> **STATED TASK**
Repeat the material exactly from its first line to the line that includes "color(25bp)=(vs1); color(28.8bp)=(vs2); color(34.7bp)=(vs3);". Skip pictures.

> **AVAILABLE DATA**
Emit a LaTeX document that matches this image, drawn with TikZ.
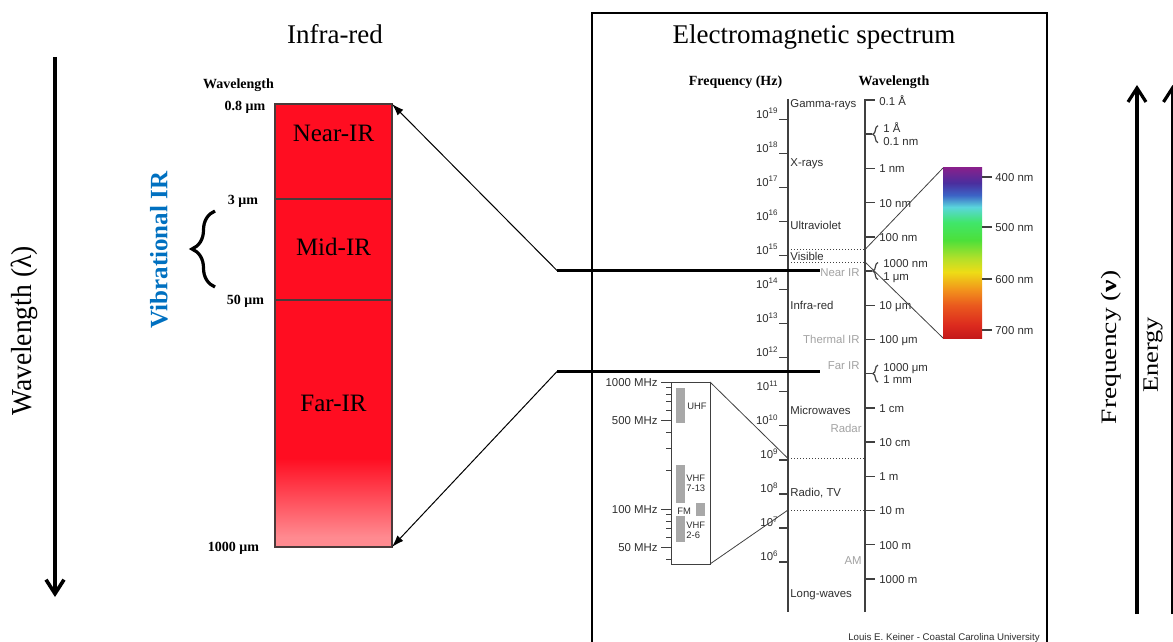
\documentclass[tikz,border=0pt]{standalone}
\usepackage{fontspec}
\setmainfont{Liberation Serif}
\newfontfamily\arialfont{Liberation Sans}
\usepackage{graphicx}
\usetikzlibrary{arrows.meta,decorations.pathreplacing}

% infra-red bar
\definecolor{irred}{HTML}{FF0D21}
\definecolor{irpink}{HTML}{FF8A90}
\definecolor{bandedge}{HTML}{4A3A3A}
\definecolor{vibblue}{HTML}{0070C0}
% spectrum chart
\definecolor{specink}{HTML}{2E2E2E}
\definecolor{specline}{HTML}{404040}
\definecolor{speclight}{HTML}{A2A2A2}
\definecolor{bargray}{HTML}{A8A8A8}
% visible band, red (bottom) to violet (top)
\definecolor{vs1}{HTML}{C41A1A}
\definecolor{vs2}{HTML}{DC2A1E}
\definecolor{vs3}{HTML}{EA5A1E}
\definecolor{vs4}{HTML}{F2921C}
\definecolor{vs5}{HTML}{EEDC16}
\definecolor{vs6}{HTML}{B2E02A}
\definecolor{vs7}{HTML}{4CE03A}
\definecolor{vs8}{HTML}{40E66A}
\definecolor{vs9}{HTML}{5AD6DC}
\definecolor{vs10}{HTML}{3C64C6}
\definecolor{vs11}{HTML}{4A2E9E}
\definecolor{vs12}{HTML}{86208C}

\pgfdeclareverticalshading{farirfade}{100bp}{color(0bp)=(irpink); color(27bp)=(irpink); color(43bp)=(irred); color(100bp)=(irred)}
\pgfdeclareverticalshading{visiblespec}{100bp}{color(0bp)=(vs1); color(25bp)=(vs1); color(28.8bp)=(vs2); color(34.7bp)=(vs3); color(39.1bp)=(vs4); color(44.4bp)=(vs5); color(48.5bp)=(vs6); color(53.8bp)=(vs7); color(59bp)=(vs8); color(63.5bp)=(vs9); color(67bp)=(vs10); color(70.6bp)=(vs11); color(75bp)=(vs12); color(100bp)=(vs12)}

\newcommand\supnum[1]{\raisebox{2.3pt}{\fontsize{4}{4}\selectfont #1}}

\begin{document}
\begin{tikzpicture}[x=0.5pt,y=-0.5pt,
  title/.style={font=\fontsize{13.5}{16}\selectfont, anchor=base, inner sep=0pt},
  bandlabel/.style={font=\fontsize{12.5}{14}\selectfont, inner sep=0pt},
  smallbold/.style={font=\bfseries\fontsize{7}{8}\selectfont, anchor=mid, inner sep=0pt},
  band/.style={draw=bandedge, line width=0.7pt, minimum width=58.5pt, inner sep=0pt, outer sep=0pt, fill=irred},
  bigarrow/.style={line width=1.8pt, -{Straight Barb[length=7pt,width=9pt]}},
  pointer/.style={line width=0.5pt, -{Latex[length=6pt,width=4pt]}},
  boundary/.style={line width=1.3pt},
  speclabel/.style={font=\arialfont\fontsize{5.7}{6.4}\selectfont, text=specink, inner sep=0pt},
  speclight/.style={speclabel, text=speclight, anchor=mid east},
  axisline/.style={draw=specline, line width=0.7pt},
  guide/.style={draw=specline, line width=0.4pt},
  dotguide/.style={draw=specline, line width=0.5pt, densely dotted},
  tinylabel/.style={font=\arialfont\fontsize{4.7}{5}\selectfont, text=specink, inner sep=0pt, align=left},
  sidelabel/.style={rotate=90, inner sep=0pt}]
\useasboundingbox (0,0) rectangle (1173,642);

% ---------------- wavelength direction (left) ----------------
\coordinate (wlTop) at (55,57);
\coordinate (wlBot) at (55,597);
\draw[bigarrow] (wlTop) -- (wlBot);
\node[sidelabel, font=\fontsize{14.5}{16}\selectfont] (wllabel) at (24.5,331)
  {\scalebox{0.95}[1]{Wavelength (λ)}};

% ---------------- infra-red bar ----------------
\node[title] (irtitle) at (335,44) {Infra-red};
\node[band, minimum height=47.5pt] (nearband) at (333.5,151.5) {};
\node[band, minimum height=50.5pt] (midband) at (333.5,249.5) {};
\node[band, minimum height=123.5pt, shading=farirfade] (farband) at (333.5,423.5) {};
\node[bandlabel] (nearlabel) at (333.5,133) {Near-IR};
\node[bandlabel] (midlabel) at (333.5,247) {Mid-IR};
\node[bandlabel] (farlabel) at (333.5,403) {Far-IR};

\node[smallbold] (wlhead) at (238.5,84) {Wavelength};
\node[smallbold] (wl08) at (245,106) {0.8 μm};
\node[smallbold] (wl3) at (243,200) {3 μm};
\node[smallbold] (wl50) at (245.5,300) {50 μm};
\node[smallbold] (wl1000) at (233.5,547) {1000 μm};

\node[sidelabel, font=\bfseries\fontsize{12.5}{14}\selectfont, text=vibblue] (viblabel) at (159,250) {Vibrational IR};
\coordinate (vibLo) at (215,287);
\coordinate (vibHi) at (215,211);
\draw[line width=1.6pt, decorate, decoration={brace, amplitude=11.5pt}] (vibLo) -- (vibHi);

% ---------------- electromagnetic spectrum panel ----------------
\draw[line width=1.3pt] (592,13) rectangle (1047,680);
\node[title] (emtitle) at (814,43.5) {Electromagnetic spectrum};
\node[smallbold] (freqhead) at (735.5,81) {Frequency (Hz)};
\node[smallbold] (wavehead) at (894,81) {Wavelength};

% frequency axis
\coordinate (fTop) at (788,99);
\coordinate (fBot) at (788,612);
\draw[axisline] (fTop) -- (fBot);
\foreach \n in {6,...,19} {
  \pgfmathsetmacro\yy{119.3+(19-\n)*34.05}
  \draw[axisline] (779,\yy) -- (788,\yy);
  \node[speclabel, anchor=base east] (f\n) at (778,\yy-1) {10\supnum{\n}};
}
\node[speclabel, anchor=mid west] (lgamma) at (790,103) {Gamma-rays};
\node[speclabel, anchor=mid west] (lxray) at (790,161.5) {X-rays};
\node[speclabel, anchor=mid west] (luv) at (790,225) {Ultraviolet};
\node[speclabel, anchor=mid west] (lvis) at (790,256) {Visible};
\node[speclight] (lnir) at (860,271.5) {Near IR};
\node[speclabel, anchor=mid west] (lir) at (790,305) {Infra-red};
\node[speclight] (ltir) at (860,339) {Thermal IR};
\node[speclight] (lfir) at (860,365) {Far IR};
\node[speclabel, anchor=mid west] (lmw) at (790,409.5) {Microwaves};
\node[speclight] (lradar) at (862,427.5) {Radar};
\node[speclabel, anchor=mid west] (lradio) at (790,492) {Radio, TV};
\node[speclight] (lam) at (862,559.5) {AM};
\node[speclabel, anchor=mid west] (llong) at (790,593) {Long-waves};

% wavelength axis
\coordinate (wTop) at (865,100);
\coordinate (wBot) at (865,612);
\draw[axisline] (wBot) -- (wTop) -- (875,100);
\node[speclabel, anchor=mid west] (wl0) at (879,100.5) {0.1 Å};
\foreach \k/\txt in {2/1 nm, 3/10 nm, 4/100 nm, 6/10 μm, 7/100 μm, 9/1 cm, 10/10 cm, 11/1 m, 12/10 m, 13/100 m, 14/1000 m} {
  \pgfmathsetmacro\yy{100+34.2*\k}
  \draw[axisline] (865,\yy) -- (875,\yy);
  \node[speclabel, anchor=mid west] (wl\k) at (879,\yy) {\txt};
}
\foreach \k/\ta/\tb in {1/1 Å/0.1 nm, 5/1000 nm/1 μm, 8/1000 μm/1 mm} {
  \pgfmathsetmacro\yy{100+34.2*\k}
  \draw[axisline] (865,\yy) -- (872,\yy);
  \draw[guide, line width=0.6pt, decorate, decoration={brace, amplitude=2.6pt}] (878,\yy+8.5) -- (878,\yy-8.5);
  \node[speclabel, anchor=west, align=left, font=\arialfont\fontsize{5.7}{6.2}\selectfont] (wl\k) at (883,\yy) {\ta\\\tb};
}

% visible band
\node[shading=visiblespec, minimum width=19.5pt, minimum height=85pt, inner sep=0pt, outer sep=0pt] (visbar) at (962.5,253) {};
\coordinate (visTop) at (865,249.5);
\coordinate (visBot) at (865,262);
\draw[dotguide] (788,249.5) -- (visTop);
\draw[dotguide] (788,262) -- (visBot);
\draw[guide] (visTop) -- (visbar.north west);
\draw[guide] (visBot) -- (visbar.south west);
\foreach \y/\txt in {177/400 nm, 227/500 nm, 279/600 nm, 330/700 nm} {
  \draw[axisline] (982,\y) -- (992,\y);
  \node[speclabel, anchor=mid west] (vis\y) at (995,\y) {\txt};
}

% radio / TV inset
\coordinate (ghz) at (788,458.5);
\coordinate (tenm) at (788,510);
\draw[dotguide] (ghz) -- (865,458.5);
\draw[dotguide] (tenm) -- (866,510);
\node[draw=specline, line width=0.5pt, minimum width=19.5pt, minimum height=91pt, inner sep=0pt, outer sep=0pt] (radiobox) at (690.5,473) {};
\draw[guide] (radiobox.north east) -- (ghz);
\draw[guide] (radiobox.south east) -- (tenm);
\foreach \f in {900,800,700,600,400,300,200,90,80,70,60,40} {
  \pgfmathsetmacro\yy{382+(3-log10(\f))*127}
  \draw[guide, line width=0.5pt] (666,\yy) -- (671,\yy);
}
\foreach \f/\txt in {1000/1000 MHz, 500/500 MHz, 100/100 MHz, 50/50 MHz} {
  \pgfmathsetmacro\yy{382+(3-log10(\f))*127}
  \draw[guide, line width=0.5pt] (661,\yy) -- (671,\yy);
  \node[speclabel, anchor=mid east] (mhz\f) at (658,\yy) {\txt};
}
\fill[bargray] (676,388) rectangle (685,423);
\fill[bargray] (676,465) rectangle (685,503);
\fill[bargray] (696,503) rectangle (705,516);
\fill[bargray] (676,516) rectangle (685,542);
\node[tinylabel, anchor=mid west] (uhf) at (687,405) {UHF};
\node[tinylabel, anchor=west] (vhfhi) at (686,483) {VHF\\7-13};
\node[tinylabel, anchor=mid west] (fm) at (677,509.5) {FM};
\node[tinylabel, anchor=west] (vhflo) at (686,530) {VHF\\2-6};

\node[speclabel, font=\arialfont\fontsize{4.85}{5.5}\selectfont, anchor=mid] (credit) at (944,636) {Louis E. Keiner - Coastal Carolina University};

% ---------------- infra-red window on the spectrum ----------------
\coordinate (nirL) at (557,270.5);
\coordinate (nirR) at (820,270.5);
\coordinate (firL) at (557,371.5);
\coordinate (firR) at (820,371.5);
\draw[boundary] (nirL) -- (nirR);
\draw[boundary] (firL) -- (firR);
\draw[pointer] (nirL) -- (nearband.north east);
\draw[pointer] (firL) -- (farband.south east);

% ---------------- frequency and energy direction (right) ----------------
\coordinate (frBot) at (1137,614);
\coordinate (frTop) at (1137,85);
\draw[bigarrow, line width=1.6pt] (frBot) -- (frTop);
\node[sidelabel, font=\fontsize{11}{13}\selectfont] (frlabel) at (1111,347.5)
  {\scalebox{1.25}[1]{Frequency (\textbf{ν})}};
\coordinate (enBot) at (1172.5,614);
\coordinate (enTop) at (1172.5,85);
\draw[bigarrow, line width=1.6pt] (enBot) -- (enTop);
\node[sidelabel, font=\fontsize{11}{13}\selectfont] (enlabel) at (1153,355)
  {\scalebox{1.2}[1]{Energy}};
\end{tikzpicture}
\end{document}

> **SOLUTION BELOW**
Emit a LaTeX document that matches this image, drawn with TikZ.
\documentclass[tikz,border=0pt]{standalone}
\usepackage{fontspec}
\setmainfont{Liberation Serif}
\newfontfamily\arialfont{Liberation Sans}
\usepackage{graphicx}
\usetikzlibrary{arrows.meta,decorations.pathreplacing}

% infra-red bar
\definecolor{irred}{HTML}{FF0D21}
\definecolor{irpink}{HTML}{FF8A90}
\definecolor{bandedge}{HTML}{4A3A3A}
\definecolor{vibblue}{HTML}{0070C0}
% spectrum chart
\definecolor{specink}{HTML}{2E2E2E}
\definecolor{specline}{HTML}{404040}
\definecolor{speclight}{HTML}{A2A2A2}
\definecolor{bargray}{HTML}{A8A8A8}
% visible band, red (bottom) to violet (top)
\definecolor{vs1}{HTML}{C41A1A}
\definecolor{vs2}{HTML}{DC2A1E}
\definecolor{vs3}{HTML}{EA5A1E}
\definecolor{vs4}{HTML}{F2921C}
\definecolor{vs5}{HTML}{EEDC16}
\definecolor{vs6}{HTML}{B2E02A}
\definecolor{vs7}{HTML}{4CE03A}
\definecolor{vs8}{HTML}{40E66A}
\definecolor{vs9}{HTML}{5AD6DC}
\definecolor{vs10}{HTML}{3C64C6}
\definecolor{vs11}{HTML}{4A2E9E}
\definecolor{vs12}{HTML}{86208C}

\pgfdeclareverticalshading{farirfade}{100bp}{color(0bp)=(irpink); color(27bp)=(irpink); color(43bp)=(irred); color(100bp)=(irred)}
\pgfdeclareverticalshading{visiblespec}{100bp}{color(0bp)=(vs1); color(25bp)=(vs1); color(28.8bp)=(vs2); color(34.7bp)=(vs3); color(39.1bp)=(vs4); color(44.4bp)=(vs5); color(48.5bp)=(vs6); color(53.8bp)=(vs7); color(59bp)=(vs8); color(63.5bp)=(vs9); color(67bp)=(vs10); color(70.6bp)=(vs11); color(75bp)=(vs12); color(100bp)=(vs12)}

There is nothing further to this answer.